A topic that comes up in business often is the fear of failing. It is a topic that is shared at all levels of employees, across women and men, and no matter how successful or senior they may be in their current positions. The irony is that because most people fear the unknown, they start to create the worst case scenario in their head. The perceived fear stops them in their tracks; creating a moment of paralysis that distracts them from what they can truly accomplish.
Get out of your head
If you are willing to clear your mind, you may find that the situation or task at hand may be simpler than you were actually creating in your head. You can use your breath to bring your focus beyond the perceived fear. The following breathing exercise is a quick way to provide clarity, bring fresh oxygen into your body, lungs, and brain while also slowing down your heart rate.
Tool: Sit down, or in a standing position, take a breath from under your feet and bring the breath up to your head; then slowly release the breath back to your toes. Repeat this process two more times.
Ask more questions
Is your ‘fear’ based on a conclusion that you have made about the situation? Conclusions are limiting and they have a ‘stop’ energy about them. Instead of jumping into conclusions, ask questions in every situation. Keep in mind that, rather than looking for an answer, a question is designed to bring you more information and put you into the mindset of what else may be possible.
Tool: Below are some examples of questions that can take you from conclusion to possibility.Just ask the questions and allow the ideas, the energy of the information to really truly come into your awareness.
- What is really being asked of me?
- Do I have the information I require to get started?
- Do I have the skills to complete it the way it is required?
- If no, who or what can I add to my team/project to complete it the way it is required?
- What choices and options are available that I may have not considered yet?
- By choosing to move forward with this, what will it create for me, the company, and the world in 5 years?
Turn your “fear” upside down
What if Fear was not real? Fear distracts us from our natural abilities and power. Have you ever noticed the feeling in your body when you fear something is actually very similar to when you are excited? So what if you are actually misidentifying excitement as fear? No matter what is going on in your business, in your life, or in whatever it is that you are feeling fearful about, consider flipping the situation upside down.
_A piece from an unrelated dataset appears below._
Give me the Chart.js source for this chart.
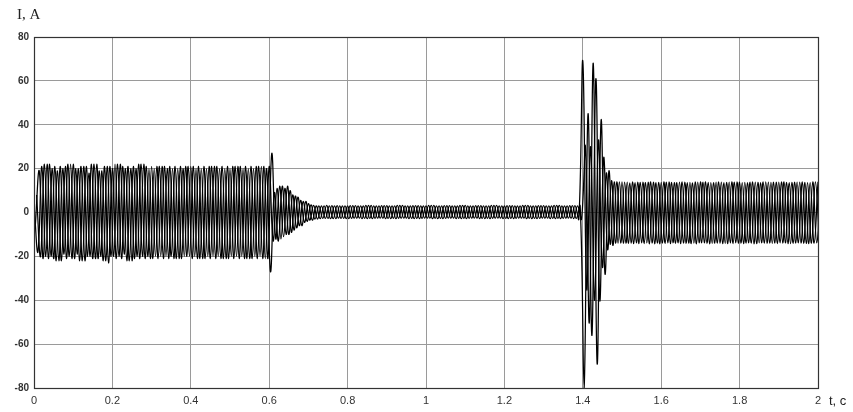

Tool: Whenever you are feeling fearful, ask “What else is possible here? Is it possible that I am excited about this?” and imagine flipping the situation 180 degrees. For example, if you are feeling ‘fearful’ about presenting in a meeting, think about the confidence and strength you would express in that presentation if you had no ‘fear’, and embrace that. What information, awareness and ideas come to mind when it is not considered fearful?
Acknowledge that it might not be yours
All of us are so aware. You can walk into a room and immediately know what just occurred and if there is tension in the room. So, when it comes to fear, what else are you aware of? Is it that you are fearful or are you picking up on what others may also be feeling and immediately be thinking it’s yours? What else could be possible for you if you knew that feeling of fear wasn’t even yours?
Tool: For every feeling, including fear, ask, “Who does this belong to? Truth, is it mine? Truth, is it someone else’s? Or truth is it something else?”
Is more information required?
What would it create if the words ‘fear of failing’ were replaced with ‘more information is required’? If you really think about it, would you ever really fail or allow anything you touch to fail? Or are you the type of person that would ask lots of questions, be resourceful, and develop a solution that would ensure the project or program is successful? Perhaps what you are really feeling is an awareness that more information is required for success to occur.
Tool: Ask, “Is more information required here?” “who can I add here to provide the information I require?” and notice what shows up.